## begin

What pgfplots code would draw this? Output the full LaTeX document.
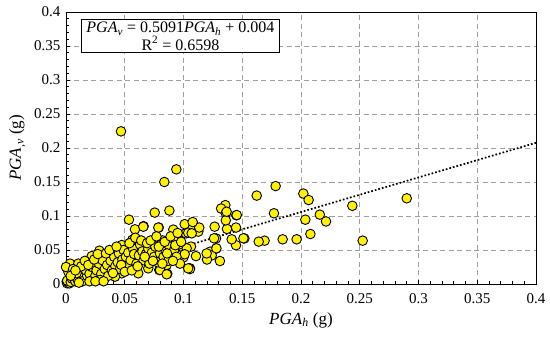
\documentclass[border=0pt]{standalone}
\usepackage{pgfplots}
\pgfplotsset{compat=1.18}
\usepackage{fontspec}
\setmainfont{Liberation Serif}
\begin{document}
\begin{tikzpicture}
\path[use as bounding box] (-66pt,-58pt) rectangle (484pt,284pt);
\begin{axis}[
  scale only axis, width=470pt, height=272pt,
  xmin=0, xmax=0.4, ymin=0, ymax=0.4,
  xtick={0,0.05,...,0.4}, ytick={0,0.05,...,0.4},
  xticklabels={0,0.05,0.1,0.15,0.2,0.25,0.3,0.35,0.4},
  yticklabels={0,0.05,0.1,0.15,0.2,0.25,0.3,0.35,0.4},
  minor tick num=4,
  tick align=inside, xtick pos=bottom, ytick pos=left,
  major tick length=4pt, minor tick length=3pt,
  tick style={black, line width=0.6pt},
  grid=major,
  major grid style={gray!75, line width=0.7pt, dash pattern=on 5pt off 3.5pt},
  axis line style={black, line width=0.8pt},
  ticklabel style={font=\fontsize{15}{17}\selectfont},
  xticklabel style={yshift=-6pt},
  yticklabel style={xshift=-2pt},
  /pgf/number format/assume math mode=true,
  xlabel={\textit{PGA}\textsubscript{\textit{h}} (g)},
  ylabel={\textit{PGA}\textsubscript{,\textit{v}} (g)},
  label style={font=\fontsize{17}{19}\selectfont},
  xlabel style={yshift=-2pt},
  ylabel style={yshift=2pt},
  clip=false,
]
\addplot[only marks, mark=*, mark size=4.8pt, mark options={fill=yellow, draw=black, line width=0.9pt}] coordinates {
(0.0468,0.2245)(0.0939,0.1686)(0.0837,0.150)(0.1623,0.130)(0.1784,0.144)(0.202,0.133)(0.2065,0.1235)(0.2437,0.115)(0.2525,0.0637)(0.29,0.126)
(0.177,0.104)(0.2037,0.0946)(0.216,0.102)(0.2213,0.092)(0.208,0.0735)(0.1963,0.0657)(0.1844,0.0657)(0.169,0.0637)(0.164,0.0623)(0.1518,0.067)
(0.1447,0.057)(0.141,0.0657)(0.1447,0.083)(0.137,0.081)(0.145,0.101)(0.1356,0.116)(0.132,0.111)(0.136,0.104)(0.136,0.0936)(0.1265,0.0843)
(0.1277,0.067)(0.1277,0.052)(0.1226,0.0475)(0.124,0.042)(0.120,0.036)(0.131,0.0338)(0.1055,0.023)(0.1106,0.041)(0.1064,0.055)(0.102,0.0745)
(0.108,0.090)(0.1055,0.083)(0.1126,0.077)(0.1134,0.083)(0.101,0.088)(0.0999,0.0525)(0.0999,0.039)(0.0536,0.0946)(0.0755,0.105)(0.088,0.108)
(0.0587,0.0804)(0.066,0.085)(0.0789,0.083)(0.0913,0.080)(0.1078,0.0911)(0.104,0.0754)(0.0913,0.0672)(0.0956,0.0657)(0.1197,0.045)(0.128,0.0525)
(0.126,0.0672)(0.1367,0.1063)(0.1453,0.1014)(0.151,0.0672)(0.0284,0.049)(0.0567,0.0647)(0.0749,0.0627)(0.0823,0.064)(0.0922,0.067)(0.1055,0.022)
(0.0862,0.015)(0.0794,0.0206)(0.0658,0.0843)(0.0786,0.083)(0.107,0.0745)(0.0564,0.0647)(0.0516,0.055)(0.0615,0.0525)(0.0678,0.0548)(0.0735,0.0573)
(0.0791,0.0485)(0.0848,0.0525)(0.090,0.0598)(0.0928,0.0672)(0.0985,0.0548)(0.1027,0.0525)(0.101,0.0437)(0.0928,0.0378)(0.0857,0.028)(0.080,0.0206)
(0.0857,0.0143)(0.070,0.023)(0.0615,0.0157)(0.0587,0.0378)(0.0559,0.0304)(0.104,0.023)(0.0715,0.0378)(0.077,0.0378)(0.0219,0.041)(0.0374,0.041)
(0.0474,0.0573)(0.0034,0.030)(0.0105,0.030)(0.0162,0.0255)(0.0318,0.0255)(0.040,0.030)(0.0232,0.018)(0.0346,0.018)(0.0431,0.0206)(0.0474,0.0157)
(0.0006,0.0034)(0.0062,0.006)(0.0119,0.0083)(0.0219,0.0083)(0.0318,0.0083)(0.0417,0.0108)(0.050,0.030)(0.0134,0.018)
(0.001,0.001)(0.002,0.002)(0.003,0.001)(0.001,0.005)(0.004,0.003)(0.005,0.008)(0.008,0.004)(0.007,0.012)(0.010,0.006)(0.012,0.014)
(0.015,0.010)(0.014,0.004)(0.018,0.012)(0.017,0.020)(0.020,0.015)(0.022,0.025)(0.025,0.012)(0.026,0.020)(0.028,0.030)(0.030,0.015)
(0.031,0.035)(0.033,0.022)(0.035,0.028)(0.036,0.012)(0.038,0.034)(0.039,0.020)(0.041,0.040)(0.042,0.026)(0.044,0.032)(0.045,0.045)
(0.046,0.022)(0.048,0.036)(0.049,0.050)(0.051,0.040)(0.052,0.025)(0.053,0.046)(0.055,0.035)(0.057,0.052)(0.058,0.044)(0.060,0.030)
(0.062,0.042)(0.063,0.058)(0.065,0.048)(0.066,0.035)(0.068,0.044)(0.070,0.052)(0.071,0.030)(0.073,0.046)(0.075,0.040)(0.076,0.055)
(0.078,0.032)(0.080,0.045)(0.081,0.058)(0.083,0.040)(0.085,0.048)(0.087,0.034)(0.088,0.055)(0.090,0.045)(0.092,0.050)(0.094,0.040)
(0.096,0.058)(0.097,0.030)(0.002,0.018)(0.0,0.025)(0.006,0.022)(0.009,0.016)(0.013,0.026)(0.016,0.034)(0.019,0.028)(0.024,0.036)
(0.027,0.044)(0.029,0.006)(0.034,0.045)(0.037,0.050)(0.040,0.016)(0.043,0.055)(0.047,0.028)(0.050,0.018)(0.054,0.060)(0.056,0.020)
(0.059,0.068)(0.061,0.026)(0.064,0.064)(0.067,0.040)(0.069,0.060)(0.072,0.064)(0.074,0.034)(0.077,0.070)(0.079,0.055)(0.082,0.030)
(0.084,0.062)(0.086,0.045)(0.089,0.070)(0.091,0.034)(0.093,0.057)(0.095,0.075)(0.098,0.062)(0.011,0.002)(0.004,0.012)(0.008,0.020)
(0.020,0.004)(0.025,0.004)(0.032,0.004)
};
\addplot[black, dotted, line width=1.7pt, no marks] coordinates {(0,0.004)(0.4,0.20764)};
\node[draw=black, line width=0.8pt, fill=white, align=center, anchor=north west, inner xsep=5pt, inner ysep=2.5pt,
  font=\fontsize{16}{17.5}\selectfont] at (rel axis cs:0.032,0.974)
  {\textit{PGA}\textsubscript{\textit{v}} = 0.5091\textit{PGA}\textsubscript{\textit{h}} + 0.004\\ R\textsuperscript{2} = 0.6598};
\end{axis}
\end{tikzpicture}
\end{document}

## end

## Problem statement
Without the images, write out each line of the data verbatim.

## Result of the exercise
What pgfplots code would draw this? Output the full LaTeX document.
\documentclass[border=0pt]{standalone}
\usepackage{pgfplots}
\pgfplotsset{compat=1.18}
\usepackage{fontspec}
\setmainfont{Liberation Serif}
\begin{document}
\begin{tikzpicture}
\path[use as bounding box] (-66pt,-58pt) rectangle (484pt,284pt);
\begin{axis}[
  scale only axis, width=470pt, height=272pt,
  xmin=0, xmax=0.4, ymin=0, ymax=0.4,
  xtick={0,0.05,...,0.4}, ytick={0,0.05,...,0.4},
  xticklabels={0,0.05,0.1,0.15,0.2,0.25,0.3,0.35,0.4},
  yticklabels={0,0.05,0.1,0.15,0.2,0.25,0.3,0.35,0.4},
  minor tick num=4,
  tick align=inside, xtick pos=bottom, ytick pos=left,
  major tick length=4pt, minor tick length=3pt,
  tick style={black, line width=0.6pt},
  grid=major,
  major grid style={gray!75, line width=0.7pt, dash pattern=on 5pt off 3.5pt},
  axis line style={black, line width=0.8pt},
  ticklabel style={font=\fontsize{15}{17}\selectfont},
  xticklabel style={yshift=-6pt},
  yticklabel style={xshift=-2pt},
  /pgf/number format/assume math mode=true,
  xlabel={\textit{PGA}\textsubscript{\textit{h}} (g)},
  ylabel={\textit{PGA}\textsubscript{,\textit{v}} (g)},
  label style={font=\fontsize{17}{19}\selectfont},
  xlabel style={yshift=-2pt},
  ylabel style={yshift=2pt},
  clip=false,
]
\addplot[only marks, mark=*, mark size=4.8pt, mark options={fill=yellow, draw=black, line width=0.9pt}] coordinates {
(0.0468,0.2245)(0.0939,0.1686)(0.0837,0.150)(0.1623,0.130)(0.1784,0.144)(0.202,0.133)(0.2065,0.1235)(0.2437,0.115)(0.2525,0.0637)(0.29,0.126)
(0.177,0.104)(0.2037,0.0946)(0.216,0.102)(0.2213,0.092)(0.208,0.0735)(0.1963,0.0657)(0.1844,0.0657)(0.169,0.0637)(0.164,0.0623)(0.1518,0.067)
(0.1447,0.057)(0.141,0.0657)(0.1447,0.083)(0.137,0.081)(0.145,0.101)(0.1356,0.116)(0.132,0.111)(0.136,0.104)(0.136,0.0936)(0.1265,0.0843)
(0.1277,0.067)(0.1277,0.052)(0.1226,0.0475)(0.124,0.042)(0.120,0.036)(0.131,0.0338)(0.1055,0.023)(0.1106,0.041)(0.1064,0.055)(0.102,0.0745)
(0.108,0.090)(0.1055,0.083)(0.1126,0.077)(0.1134,0.083)(0.101,0.088)(0.0999,0.0525)(0.0999,0.039)(0.0536,0.0946)(0.0755,0.105)(0.088,0.108)
(0.0587,0.0804)(0.066,0.085)(0.0789,0.083)(0.0913,0.080)(0.1078,0.0911)(0.104,0.0754)(0.0913,0.0672)(0.0956,0.0657)(0.1197,0.045)(0.128,0.0525)
(0.126,0.0672)(0.1367,0.1063)(0.1453,0.1014)(0.151,0.0672)(0.0284,0.049)(0.0567,0.0647)(0.0749,0.0627)(0.0823,0.064)(0.0922,0.067)(0.1055,0.022)
(0.0862,0.015)(0.0794,0.0206)(0.0658,0.0843)(0.0786,0.083)(0.107,0.0745)(0.0564,0.0647)(0.0516,0.055)(0.0615,0.0525)(0.0678,0.0548)(0.0735,0.0573)
(0.0791,0.0485)(0.0848,0.0525)(0.090,0.0598)(0.0928,0.0672)(0.0985,0.0548)(0.1027,0.0525)(0.101,0.0437)(0.0928,0.0378)(0.0857,0.028)(0.080,0.0206)
(0.0857,0.0143)(0.070,0.023)(0.0615,0.0157)(0.0587,0.0378)(0.0559,0.0304)(0.104,0.023)(0.0715,0.0378)(0.077,0.0378)(0.0219,0.041)(0.0374,0.041)
(0.0474,0.0573)(0.0034,0.030)(0.0105,0.030)(0.0162,0.0255)(0.0318,0.0255)(0.040,0.030)(0.0232,0.018)(0.0346,0.018)(0.0431,0.0206)(0.0474,0.0157)
(0.0006,0.0034)(0.0062,0.006)(0.0119,0.0083)(0.0219,0.0083)(0.0318,0.0083)(0.0417,0.0108)(0.050,0.030)(0.0134,0.018)
(0.001,0.001)(0.002,0.002)(0.003,0.001)(0.001,0.005)(0.004,0.003)(0.005,0.008)(0.008,0.004)(0.007,0.012)(0.010,0.006)(0.012,0.014)
(0.015,0.010)(0.014,0.004)(0.018,0.012)(0.017,0.020)(0.020,0.015)(0.022,0.025)(0.025,0.012)(0.026,0.020)(0.028,0.030)(0.030,0.015)
(0.031,0.035)(0.033,0.022)(0.035,0.028)(0.036,0.012)(0.038,0.034)(0.039,0.020)(0.041,0.040)(0.042,0.026)(0.044,0.032)(0.045,0.045)
(0.046,0.022)(0.048,0.036)(0.049,0.050)(0.051,0.040)(0.052,0.025)(0.053,0.046)(0.055,0.035)(0.057,0.052)(0.058,0.044)(0.060,0.030)
(0.062,0.042)(0.063,0.058)(0.065,0.048)(0.066,0.035)(0.068,0.044)(0.070,0.052)(0.071,0.030)(0.073,0.046)(0.075,0.040)(0.076,0.055)
(0.078,0.032)(0.080,0.045)(0.081,0.058)(0.083,0.040)(0.085,0.048)(0.087,0.034)(0.088,0.055)(0.090,0.045)(0.092,0.050)(0.094,0.040)
(0.096,0.058)(0.097,0.030)(0.002,0.018)(0.0,0.025)(0.006,0.022)(0.009,0.016)(0.013,0.026)(0.016,0.034)(0.019,0.028)(0.024,0.036)
(0.027,0.044)(0.029,0.006)(0.034,0.045)(0.037,0.050)(0.040,0.016)(0.043,0.055)(0.047,0.028)(0.050,0.018)(0.054,0.060)(0.056,0.020)
(0.059,0.068)(0.061,0.026)(0.064,0.064)(0.067,0.040)(0.069,0.060)(0.072,0.064)(0.074,0.034)(0.077,0.070)(0.079,0.055)(0.082,0.030)
(0.084,0.062)(0.086,0.045)(0.089,0.070)(0.091,0.034)(0.093,0.057)(0.095,0.075)(0.098,0.062)(0.011,0.002)(0.004,0.012)(0.008,0.020)
(0.020,0.004)(0.025,0.004)(0.032,0.004)
};
\addplot[black, dotted, line width=1.7pt, no marks] coordinates {(0,0.004)(0.4,0.20764)};
\node[draw=black, line width=0.8pt, fill=white, align=center, anchor=north west, inner xsep=5pt, inner ysep=2.5pt,
  font=\fontsize{16}{17.5}\selectfont] at (rel axis cs:0.032,0.974)
  {\textit{PGA}\textsubscript{\textit{v}} = 0.5091\textit{PGA}\textsubscript{\textit{h}} + 0.004\\ R\textsuperscript{2} = 0.6598};
\end{axis}
\end{tikzpicture}
\end{document}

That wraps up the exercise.